After setting the project aside for a couple of months to let my unconscious work on it, I realized that the way forward is to have the killer do what the killer would naturally do — and that action doesn’t get the results that the killer wants. At that point, the second murder becomes a whole lot more plausible.

Problem solved, right? Well, not really. In order to show the reader the killer’s thought processes, I would like to put the killer’s actions onstage. Those info-dumps at the end in which the villain thoughtfully explains what he or she did are one of the most awful cliches in action-oriented fiction. We don’t want to go there.

If I put the killer’s actions onstage, the novel won’t be a whodunit any more; it will be a crime novel. That, in itself, is probably a good thing. I’ve read way too many Agatha Christie whodunits, and they have weaseled their way into my creative unconscious. The whodunit is basically an old-fashioned genre. The modern mystery genre leans more toward crime novels and police procedurals. Sometimes we don’t know who the killer is, but the tension comes from physical danger, not from the sleuth’s interviews with suspects and witnesses.

In fact, the chapters in which my sleuth plods along, interviewing suspects and witnesses, were already striking me as a bit dull. The identity of the killer is really not that hard for either the reader or the sleuth to guess, so what’s the point of interviewing the footman? (Okay, that’s a spoiler. There’s an interview with the footman.)

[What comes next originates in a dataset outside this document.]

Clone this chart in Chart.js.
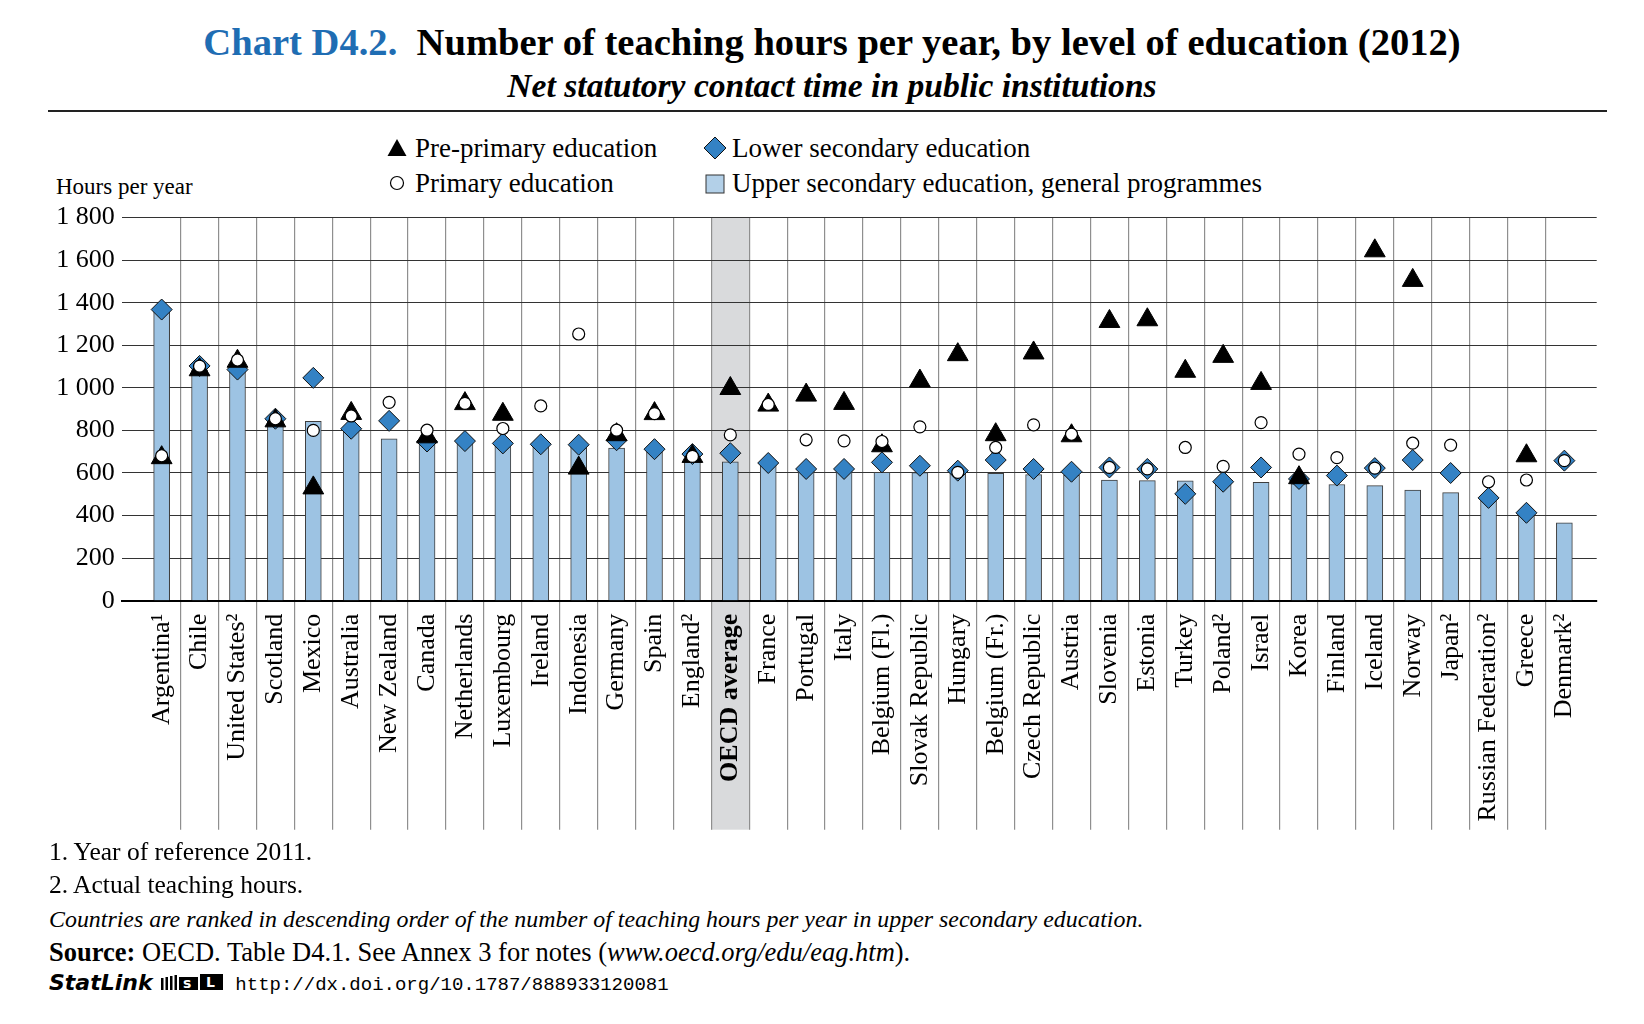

Writing a few new scenes from the point of view of the killer is easy. I’ve already written three, and I think they’re good. But at this point in the creative process, those chapters of interviews and other encounters with suspects have become quite tedious. There’s no rising action in them, just a lot of innuendo. (Maybe the housekeeper did it because she’s angry that the inheritance didn’t go to the temple!)

But if I cut those chapters, the story starts to feel thin. We never get a solid picture of the world that my lead character lives in, or of her emotions. She doesn’t know who the killer is. She’s floundering around in a swamp of fear. So should I cut those chapters?

This is the stuff they don’t teach you in books on how to write.

I can see half a dozen possibilities. (a) I can strip out all the whodunit interviews and cut to the chase. (b) I can have suspicion center quite early on on the real killer, but make it appear to the good guys that that person can’t possibly have anything to do with it, thereby forcing the reader to get frustrated with how dense the good guys are being as they investigate a bunch of irrelevant stuff. (c) Just keep everything and don’t worry about it. Readers probably won’t mind (d) Try to find ways to insert genuine rising action into those interview scenes, thereby further complicating the plot in ways that may not be easy to control. (e) Ditch the crime novel scenes. Leave the killer’s actions offstage and unknown, and go back to the straight whodunit format. (f) Keep the new scenes, but withhold them until much later in the story. Then put them all together in a solid chapter of flashback-dump.

What would Elmore Leonard do? What would P. D. James do? What would Michael Connelly do? Food for thought.